Tuesday, January 11, 2011

Limbaugh's Limbo

Limbaugh’s Limbo

Winslow Myers

I tuned in Rush Limbaugh’s radio show because I was interested in his response to the question of whether he shared some responsibility for leading the deluded young assassin in Arizona over the edge—on the face of it an unanswerable question, though many on the left have been very quick to answer yes, in thunder.


Limbaugh’s first line of defense was to aggressively deflect blame onto others, including the sheriff in charge of the investigation into the killings, Clarence Dupnik. Sheriff Dupnik came across, to me anyway, as the absolute best of America, an official who spoke authoritatively about how he sees the present sorry state of civility in this country. Dupnik reminded me a little of the lawman in Cormac McCarthy’s novel “No Country for Old Men,” almost overwhelmed by new forms of evil but still willing to stand and deliver.


The day I listened, Limbaugh immediately went on the attack against the sheriff and others he perceives as adversaries with hardly a nod to the victims of the Arizona tragedy.

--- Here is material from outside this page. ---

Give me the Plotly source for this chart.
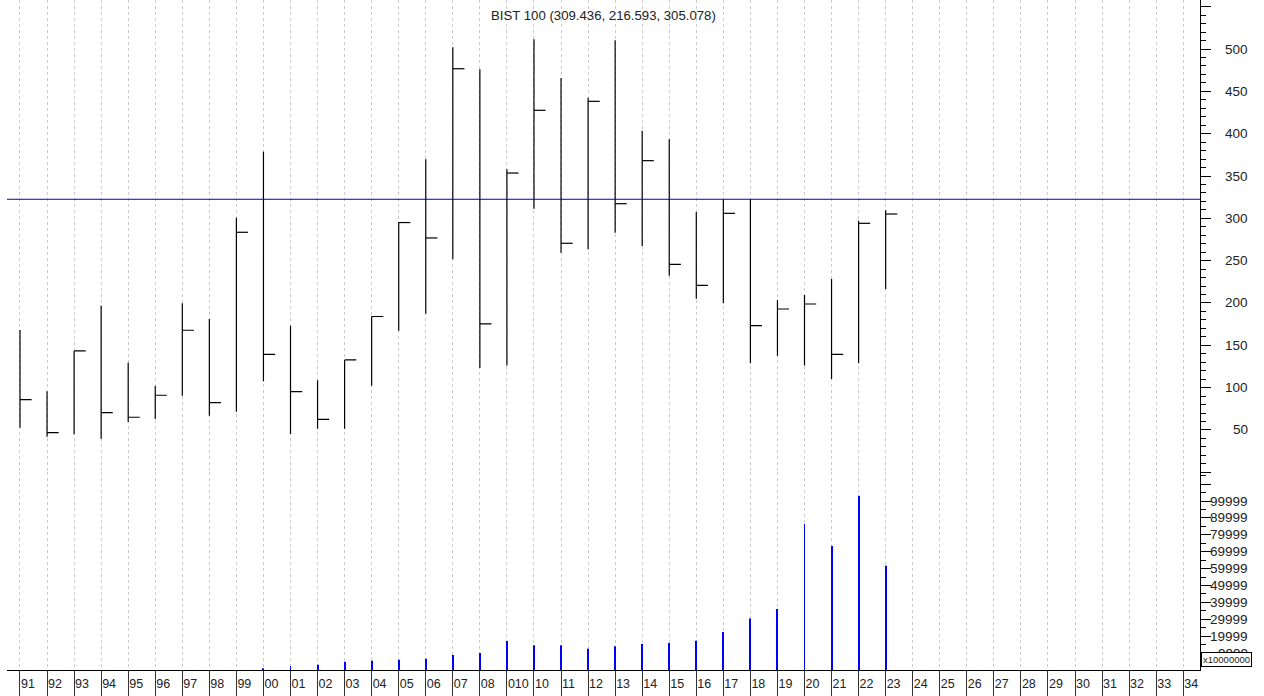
import plotly.graph_objects as go

# ---------------- data ----------------
categories = ["91", "92", "93", "94", "95", "96", "97", "98", "99",
              "00", "01", "02", "03", "04", "05", "06", "07", "08", "010",
              "10", "11", "12", "13", "14", "15", "16", "17", "18", "19",
              "20", "21", "22", "23", "24", "25", "26", "27", "28", "29",
              "30", "31", "32", "33", "34"]

bar_labels = categories[:33]  # 91 .. 23 carry price bars

high = [168.1, 95.7, 143.3, 196.8, 129.5, 102.0, 199.6, 181.1, 300.7,
        378.7, 173.2, 108.7, 132.7, 184.3, 295.3, 369.7, 502.0, 476.0, 357.9,
        511.5, 465.7, 442.5, 510.3, 403.5, 393.3, 307.5, 322.5, 322.5, 203.5,
        209.4, 228.3, 297.2, 309.436]
low = [52.7, 42.1, 44.9, 39.7, 59.5, 63.0, 90.5, 66.9, 71.6,
       107.5, 45.3, 51.5, 51.5, 102.3, 167.3, 187.4, 251.6, 123.2, 126.0,
       311.4, 259.4, 263.4, 283.0, 267.3, 232.2, 205.1, 199.6, 128.8, 137.8,
       126.0, 110.2, 128.8, 216.593]
close = [85.8, 46.8, 143.3, 70.4, 65.0, 91.0, 167.8, 82.2, 283.5,
         139.4, 95.2, 62.6, 132.7, 184.0, 295.0, 276.8, 476.7, 175.2, 353.5,
         427.6, 270.5, 438.2, 317.3, 368.1, 245.7, 220.9, 305.9, 173.2, 192.9,
         198.8, 139.4, 294.1, 305.078]

# volume in units of x10000000 (no volume for 91..99)
volume = [None, None, None, None, None, None, None, None, None,
          1000, 2400, 3100, 4900, 5500, 6100, 6700, 8900, 10100, 17200,
          14600, 14600, 12600, 14000, 15400, 16000, 17300, 22500, 30400, 36100,
          86400, 73400, 103100, 61700]

ref_level = 322.5
price_ticks = [0, 50, 100, 150, 200, 250, 300, 350, 400, 450, 500, 550]
price_labels = [50, 100, 150, 200, 250, 300, 350, 400, 450, 500]
price_minor = [v for v in range(0, 560, 10) if v % 50 != 0]
vol_ticks = [9999, 19999, 29999, 39999, 49999, 59999, 69999, 79999, 89999, 99999, 109999]
vol_labels = [9999, 19999, 29999, 39999, 49999, 59999, 69999, 79999, 89999, 99999]
vol_minor = [4999, 14999, 24999, 34999, 44999, 54999, 64999, 74999, 84999, 94999, 104999, 114999]
title_text = "BIST 100 (309.436, 216.593, 305.078)"
scale_text = "x10000000"

# ---------------- figure ----------------
xpos = list(range(len(categories)))
bar_x = xpos[:len(bar_labels)]

FONT = "Arial, Liberation Sans, sans-serif"
TXT = "#222222"

fig = go.Figure()

fig.add_trace(go.Bar(
    x=bar_x, y=volume, xaxis="x", yaxis="y2", width=0.035,
    marker=dict(color="#0000ff", line=dict(width=0)),
    hoverinfo="skip",
))

fig.add_trace(go.Scatter(
    x=bar_x, y=close, xaxis="x", yaxis="y", mode="markers",
    marker=dict(size=2, color="rgba(0,0,0,0)"),
    error_y=dict(type="data", symmetric=False,
                 array=[h - c for h, c in zip(high, close)],
                 arrayminus=[c - l for c, l in zip(close, low)],
                 width=0, thickness=1.2, color="black"),
    error_x=dict(type="data", symmetric=False,
                 array=[0.43] * len(bar_x), arrayminus=[0] * len(bar_x),
                 width=0, thickness=1.2, color="black"),
    hoverinfo="skip",
))

fig.add_shape(type="line", xref="paper", x0=0, x1=1, yref="y", y0=ref_level, y1=ref_level,
              line=dict(color="#0000cc", width=1))

annotations = [dict(text=title_text, xref="paper", yref="paper", x=0.5, y=0.9776,
                    xanchor="center", yanchor="middle", showarrow=False,
                    font=dict(family=FONT, size=13.2, color=TXT))]
for v in price_labels:
    annotations.append(dict(text=str(v), xref="paper", yref="y", x=1.0419, y=v,
                            xanchor="right", yanchor="middle", showarrow=False,
                            font=dict(family=FONT, size=13.5, color=TXT)))
for v in vol_labels:
    annotations.append(dict(text=str(v), xref="paper", yref="y2", x=1.0419, y=v,
                            xanchor="right", yanchor="middle", showarrow=False,
                            font=dict(family=FONT, size=13.5, color=TXT)))
annotations.append(dict(text=scale_text, xref="paper", yref="paper", x=1.0226, y=0.0157,
                        xanchor="center", yanchor="middle", showarrow=False,
                        bgcolor="white", bordercolor="black", borderwidth=1, borderpad=1,
                        font=dict(family=FONT, size=9.5, color=TXT)))

fig.update_layout(
    width=1264, height=696,
    margin=dict(l=7, r=64, t=0, b=26),
    plot_bgcolor="white", paper_bgcolor="white",
    showlegend=False,
    font=dict(family=FONT, size=12, color=TXT),
    annotations=annotations,
    xaxis=dict(
        anchor="y2",
        range=[-0.48, 43.62], tickmode="array", tickvals=xpos, ticktext=categories,
        ticks="outside", ticklen=26, tickcolor="#333333", tickwidth=1,
        ticklabelposition="outside right", ticklabelstandoff=2, ticklabelshift=0,
        tickfont=dict(family=FONT, size=12.5, color=TXT),
        showline=True, linecolor="black", linewidth=1,
        showgrid=True, gridcolor="#cccccc", griddash="dot", gridwidth=1,
        zeroline=False, fixedrange=True,
    ),
    yaxis=dict(
        domain=[0.2951, 1], range=[0, 557.9], side="right", anchor="x",
        tickmode="array", tickvals=price_ticks, showticklabels=False,
        ticks="outside", ticklen=10, tickcolor="black", tickwidth=1,
        minor=dict(tickmode="array", tickvals=price_minor, ticks="outside", ticklen=5,
                   tickcolor="black", tickwidth=1, showgrid=False),
        showline=True, linecolor="black", linewidth=1,
        showgrid=False, zeroline=False, fixedrange=True,
    ),
    yaxis2=dict(
        domain=[0, 0.2951], range=[0, 117000], side="right", anchor="x",
        tickmode="array", tickvals=vol_ticks, showticklabels=False,
        ticks="outside", ticklen=10, tickcolor="black", tickwidth=1,
        minor=dict(tickmode="array", tickvals=vol_minor, ticks="outside", ticklen=5,
                   tickcolor="black", tickwidth=1, showgrid=False),
        showline=True, linecolor="black", linewidth=1,
        showgrid=False, zeroline=False, fixedrange=True,
    ),
)

fig.write_html("out.html", config={"displayModeBar": False},
               post_script="document.body.style.margin='0px';")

It was an oddly self-centered display. The parents of the little girl who was killed provided an instructive contrast. Holding themselves together with heroic composure, they made sure the story was not their own pain and loss, but what a remarkable person their daughter had been.

It is difficult, maybe impossible, to write about Limbaugh without being sucked into the battle dynamic which Limbaugh is paid multi-millions to sustain. No doubt Rush Limbaugh has some good ideas about how to improve our political, economic and cultural institutions. But they are drowned out by one meta-idea that thoroughly undermines his effectiveness as a conservative change-agent—his desire to preserve at all costs an oppositional modality, “us against them.” That’s what keeps his loyal supporters coming back for more and his advertising sponsors underwriting his mega-riches.


While there is no causal line to be drawn between Limbaugh and the tragic schizoid alienation of Jared Loughner, it is not unfair to assert that Limbaugh contributes to the general degradation of civic discourse in our nation.

What is clear is that this very talented broadcaster is paid to be a panderer. The Encarta dictionary defines the verb “to pander” as “to indulge someone’s weakness or questionable wishes and tastes.” In this case the weakness is the jumble of helplessness, fear, and anger that many citizens feel in the face of huge powers that they perceive to be stealing their autonomy. The questionable wish is the desire to fix blame on an “other” and lash out. This is a further paradox of Limbaugh’s oppositional spirit, what is sometimes called a performative contradiction: it cries at the same time for taking responsibility and for the irresponsible helplessness of blaming someone else.


Limbaugh’s universe is very similar in its narrowness to another seductive universe of pandering, pornography, where the complex and deep encounter of sexuality is reduced to the simple dimension of scratching a fantasy itch.


Limbaugh remains stuck in a frozen limbo of self-defined authority and radio-booth isolation, where the price of admission is toadying agreement—from which authentic relationship can never come. Real relationship includes respectful listening, acknowledgement of the validity of other points of view, openness to multiple perspectives. There is a poignant irony in the fact that Limbaugh has become totally deaf in both ears.